A High Court challenge has failed to derail plans for a badger cull aimed at combating bovine tuberculosis in cattle.

The legal challenge by the Badger Trust sought to stop a pilot cull of badgers planned by DEFRA  in two areas of south-west England.

DEFRA said the cull would now go ahead as soon as possible.

“We are pleased with the judgement,” said a DEFRA spokesman.

“No one wants to cull badgers but last year bovine TB led to the slaughter of over 26,000 cattle and to help eradicate the disease it needs to be tackled in badgers.

“We will continue to work with the farming industry so badger control in two pilot areas can start as soon as is practical.”

The pilot culls aim to show that shooting badgers is safe, humane and effective.

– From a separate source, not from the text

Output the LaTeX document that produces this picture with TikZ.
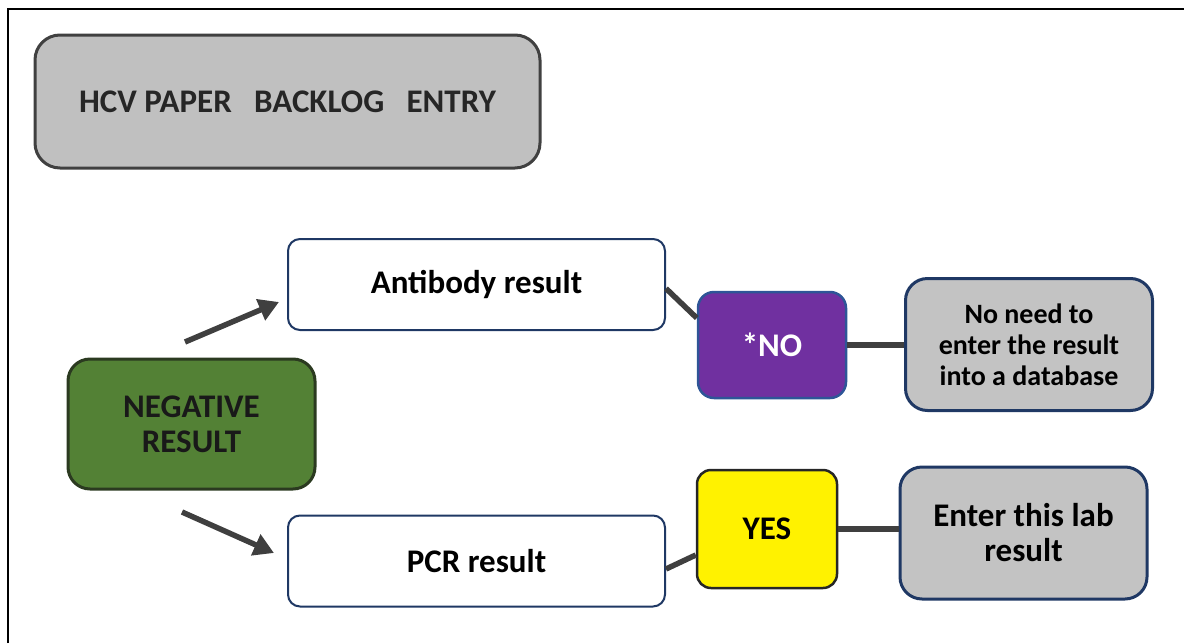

If successful, culling could be rolled out to other areas next year.

But the plan has been condemned by shadow DEFRA secretary Mary Creagh.

“Scientists who worked on previous badger culls are clear that culling makes little difference and risks increasing, rather than reducing, bovine TB,” she said.

“Worse still, the government’s approach of shooting free moving badgers has not been scientifically tested and their own analysis shows that it will cost farmers more than it saves them.

“Bovine TB will only be eradicated by better bio-security on farms and a large-scale vaccination programme for badgers.”

But the National Beef Association said it was thrilled by the High Court ruling.

Joanne Pugh, NBA assistant director, said: “We are absolutely delighted that the High Court has given the go-ahead for two pilot areas to operate this autumn.

“A lot of farmers have put in a lot of work to get to this point and it would have been heartbreaking if a further delay had been created.

The High Court had acknowledged that bovine TB could not be tackled with cattle measures alone. Everything was in place for the two pilot culls to go ahead later this year.

“We just hope the Badger Trust heeds the strength of this decision and decides against appealing.”